Methods and results: A systematic search was used to identify relevant systematic reviews that reported an electronic search and compared test accuracy against a gold standard reference test.

The presence, source and treatment of heterogeneity within these reviews was assessed using a data sheet to extract details of: discussion of heterogeneity and its sources including methodological, threshold and statistical; methods to test for heterogeneity; and synthesis and reporting of results in the presence of heterogeneity.

We have found that many systematic reviews of diagnostic tests do not discuss heterogeneity of study results, even though many of these reviews include study results that appear heterogeneous. In reviews that do discuss heterogeneity, the presence and sources of heterogeneity is explored using a variety of techniques including formal statistical tests such as the chi-squared test, ROC curves, Galbraith plot and meta-regression.

Combining study results by meta-analysis without an assessment of heterogeneity, may lead to summary estimates of diagnostic test accuracy being overestimated or underestimated.

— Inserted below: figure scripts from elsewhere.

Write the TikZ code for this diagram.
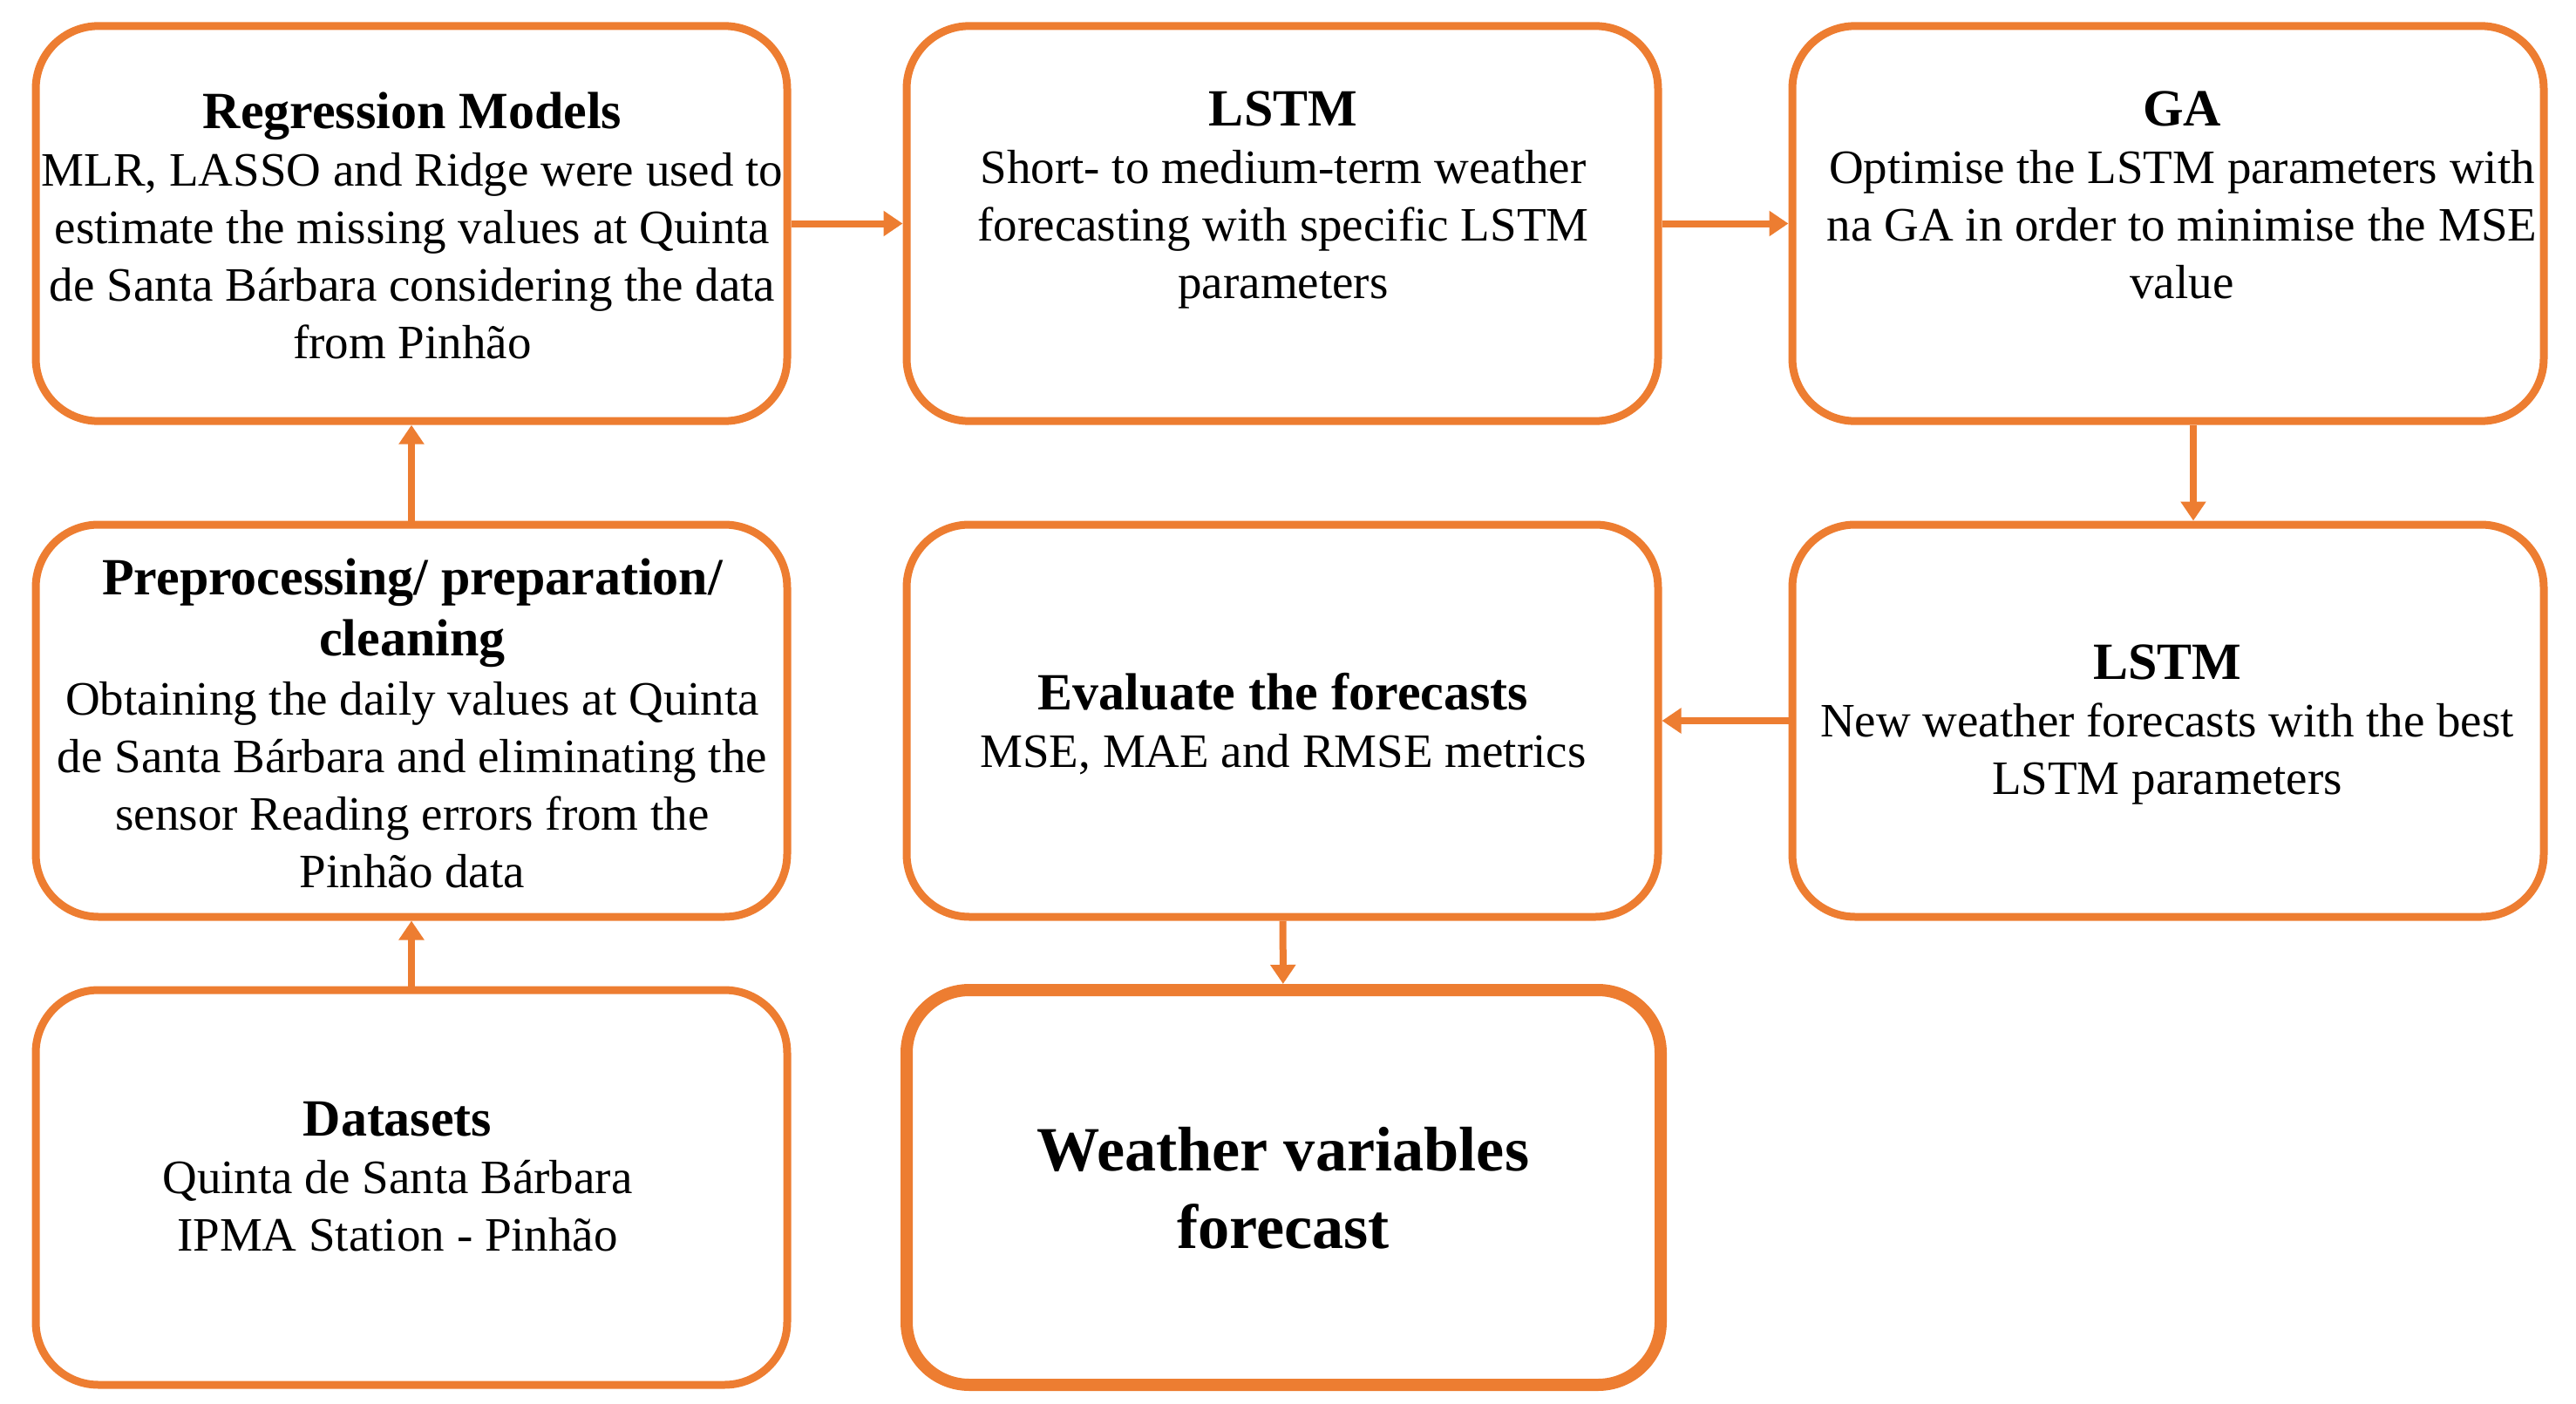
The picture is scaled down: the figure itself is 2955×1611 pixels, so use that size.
\documentclass[tikz,border=0pt]{standalone}
\usepackage{fontspec}
\setmainfont{Liberation Serif}
\usetikzlibrary{arrows.meta,calc}
\definecolor{org}{HTML}{ED7D31}
\tikzset{
  box/.style={draw=org, line width=2.7pt, rounded corners=21.6pt, rectangle, inner sep=0pt,
    minimum width=258.6pt, minimum height=136pt},
  bigbox/.style={box, line width=4.2pt, minimum width=259.5pt},
  txt/.style={align=center, inner sep=0pt, font=\fontsize{16.5}{19.8}\selectfont},
  arr/.style={draw=org, line width=2.4pt, -{Triangle[length=6.6pt,width=8.4pt]}},
}
\newcommand{\ttl}[1]{{\fontsize{18}{21}\selectfont\bfseries #1}}
\begin{document}
\begin{tikzpicture}[x=0.3pt,y=-0.3pt]
\useasboundingbox (0,0) rectangle (2955,1611);
% boxes
\node[box] (b1) at (472,256.5) {};
\node[box] (b2) at (1471,256.5) {};
\node[box] (b3) at (2487,256.5) {};
\node[box, minimum height=135pt] (b4) at (472,827) {};
\node[box, minimum height=135pt] (b5) at (1471,827) {};
\node[box, minimum height=135pt] (b6) at (2487,827) {};
\node[box, minimum height=135.9pt] (b7) at (472,1362.5) {};
\node[bigbox, minimum height=135.9pt] (b8) at (1472.5,1362.5) {};
% texts
\node[txt] (t1) at (473,259) {\ttl{Regression Models}\\MLR, LASSO and Ridge were used to\\estimate the missing values at Quinta\\de Santa Bárbara considering the data\\from Pinhão};
\node[txt] (t2) at (1472,229) {\ttl{LSTM}\\Short- to medium-term weather\\forecasting with specific LSTM\\parameters};
\node[txt] (t3) at (2503,224) {\ttl{GA}\\Optimise the LSTM parameters with\\na GA in order to minimise the MSE\\value};
\node[txt] (t4) at (473,830) {\ttl{Preprocessing/ preparation/}\\[1.1pt]\ttl{cleaning}\\[0.6pt]Obtaining the daily values at Quinta\\de Santa Bárbara and eliminating the\\sensor Reading errors from the\\Pinhão data};
\node[txt] (t5) at (1472,831) {\ttl{Evaluate the forecasts}\\MSE, MAE and RMSE metrics};
\node[txt] (t6) at (2486,831) {\ttl{LSTM}\\New weather forecasts with the best\\LSTM parameters};
\node[txt] (t7) at (456,1350) {\ttl{Datasets}\\Quinta de Santa Bárbara\\IPMA Station - Pinhão};
\node[txt, font=\fontsize{21.7}{26.6}\selectfont\bfseries] (t8) at (1472,1363) {Weather variables\\forecast};
% arrows
\draw[arr] (b1) -- (b2);
\draw[arr] (b2) -- (b3);
\coordinate (a36) at (2516,485);
\draw[arr] (b3.south -| a36) -- (b6.north -| a36);
\draw[arr] (b6) -- (b5);
\draw[arr] (b5) -- (b8);
\draw[arr] (b7) -- (b4);
\draw[arr] (b4) -- (b1);
\end{tikzpicture}
\end{document}
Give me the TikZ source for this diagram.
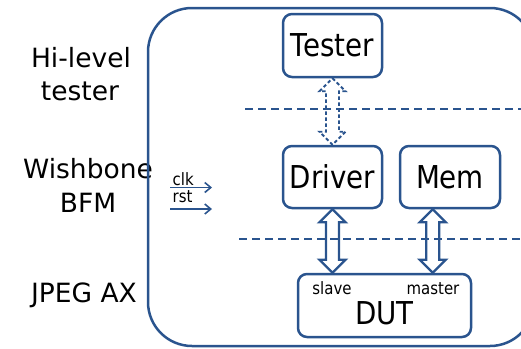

Conclusions: This survey highlights deficiencies in assessment and treatment of heterogeneity between studies included in systematic reviews for diagnostic tests in cancer. A new Cochrane handbook for systematic reviews of diagnostic tests is being written and will help guide future reviewers in the process of testing and summarising results in the presence of study result heterogeneity.

Acknowledgements: This project is funded by Cancer Research UK.